The business pages are full of stories today on the linking up of the PBL-Miscosoft joint venture company ninemsn with Optus in a content deal for the telco, and the possibility of other arrangements down the track.

However, it’s not the first sort of deal between the Packer empire and Optus, which is now controlled by the Singapore government. Back in 1993, Kerry Packer committed to spend $300 million taking a 15% stake in Optus, but then pulled out after a lengthy due diligence. Fast forward 12 years and it’s the more tech-savvy James Packer who was involved in forging yesterday’s deal.

If the original 15% stake had been committed and retained, the Packer family could very well been the owner of a phone company, saved $400 million in loses from One.Tel and been a more strategic player in the telco and new media businesses.

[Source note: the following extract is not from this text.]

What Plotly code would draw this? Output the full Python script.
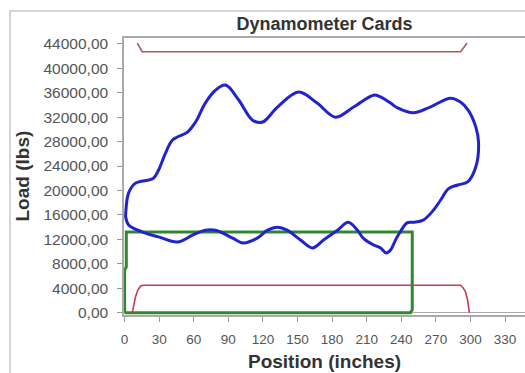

There would have been no costly deal with News Corp and Telstra in Foxtel though, but Optus would have produced huge capital profits and real, actual earnings, unlike the tide of red ink sloshing out of Foxtel.

The first sign this year of the growing links was the deal that saw Optus put all the pay-TV seed money for drama into the Nine Network production, The Alice, asCrikey reported back in February.

The Optus money was at least $1 million but more like $3 million over three years. The deal upset the independent producing industry and has meant that The Alice will be produced for Nine this year with Optus showing it on Ovation (it bought the pay TV rights). In exchange Optus also got deals on advertising, some of which are included in this latest arrangement.

So after 12 years of chopping and changing between Telstra and Optus, PBL’s relationship with the dominant incumbent appears to be waning again. This could have some impact on the forthcoming auction for AFL broadcasting rights, as Telstra/Foxtel will want to retain a slice of the action, but presumably Optus would like to be in the winning team as well.

I wonder how much hard talking former Optus boss, Chris Anderson, had to do around the PBL board table to get this latest deal up. And the Singaporeans are obviously flexible. Having just taken a hit by the federal government over Singapore Airlines and the Pacific route, Qantas director James Packer is forgiven and a much bigger deal is forged between PBL and Optus.

As ever, it’s wheels within wheels in the telco/media space.